Having background in both personal injury and employment law makes Simon especially well-suited to advise on jurisdictional issues including limitation, alternative causes of action, cause of action and issue estoppel, damages and costs. As a training provider he delivers seminars for solicitors specialising in psychiatric injury litigation, and has hosted stress related health and safety courses for managers in the public sector and in industry. He is instructed nationally by leading disease firms.
Occupational stress aside, he has a strong practice in other disease claims including pulmonary and skin conditions, hand arm vibration syndrome (HAVS) and noise induced hearing loss (NIHL). For many years he successfully defended public liability housing, highways and occupiers’ claims. Simon is viewed as an expert on limitation in the context of personal injury litigation, and is naturally proficient in all areas of civil procedure.
Simon is a contributor to Butterworth’s Personal Injury Litigation Service and has his own dedicated stress website called The Stress Lawyer.

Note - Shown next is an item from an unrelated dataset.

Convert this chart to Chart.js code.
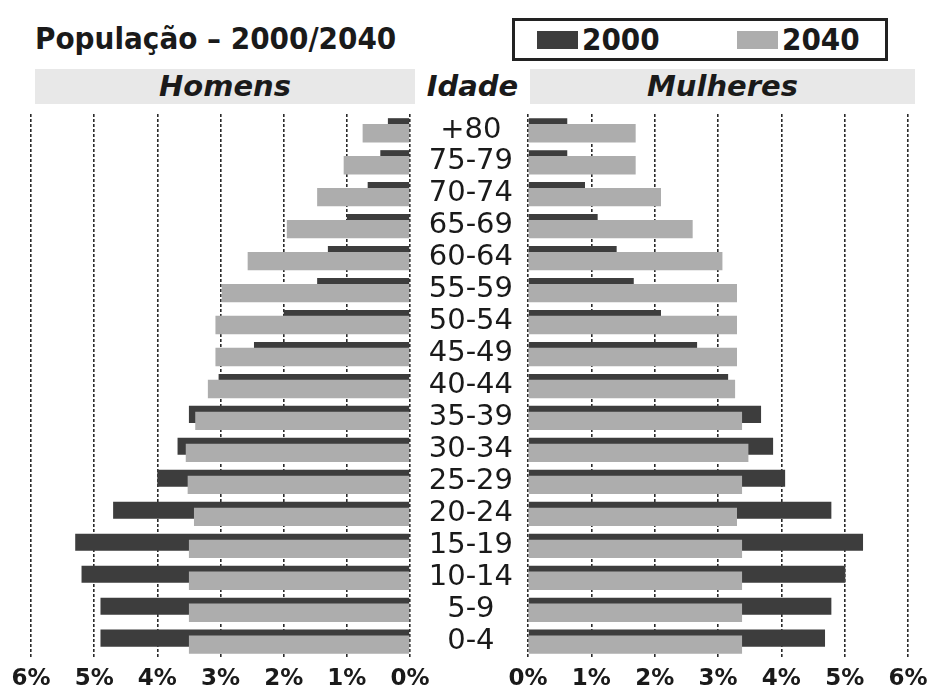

- Byron v Direct Interior Solutions  – Acted for the successful claimant in a Protection from Harassment Act 1997 bullying claim in which his Christian client was subjected to a mock crucifixion on the shop floor. Damages of £85,000 agreed.
- Carroll v Chief Constable GMP  – Appeared for the successful respondent on appeal in a complex occupational stress claim. This is the lead authority on the practical application of s.33 LA 1980.
- Dorey v CFBT Education Trust  – ‘First breakdown’ claim by an over worked Head Teacher. Settled for £100,000.
- Brzoskowska v Preston  – Serious femoral degloving injury arising from a road traffic accident. Damages of £200,000 agreed.
- Sajid v West Yorkshire Police  – Head injury resulting from a police motorcycle pursuit. Damages of £150,000 agreed.
- Rawnsley v Bradford College  – ‘First breakdown’ perceived bullying claim. Succeeded at trial. Damages of £160,000 awarded.
- Kelly v City of Bradford MDC  – Serious below the knee leg injury in consequence of a fall from step ladders. Damages of £200,000 agreed.
- Senior v Kennet  – Below the knee leg amputation caused by an excavator.
- Willgoose v Shepherd Engineering Ltd.  – Over worked construction project manager. Damages of £75,000 agreed.
- Thomas v University of Leeds  – Occupational stress claim relating to overbearing and inadequate management. Damages agreed.
- Morton v Suddaby  – Psychiatric injury resulting from assault by employer on work (retail) premises. Damages of £15,000 awarded.
- Reynolds v Leeds City Council  – Education support worker attacked by a truanting pupil leading to nervous shock. Damages of £120,000 agreed.
- Deans v Isand Ltd.  – Assault by a service user in an adult care home setting.
- Casey v West Yorkshire Fire and Rescue Authority  – ‘First breakdown’ (perceived bullying) stress claim in which the Claimant later learned that he was the subject of private surveillance. Damages of £55,000 agreed.
- Singh v Habib  – Court of Appeal authority for the proposition that the Ladd v Marshall criteria need not be strictly applied where there is a public policy interest (i.e. allegations of fraud) in new evidence being admitted.
- Khan v City of Bradford MDC  – Stress claim arising from the breach of the implied term of mutual trust and confidence in which the Claimant had been placed under directed surveillance whilst on sick leave with a stress related complaint.
Simon may accept Public Access work, where he can be instructed directly by a member of the public rather than a solicitor.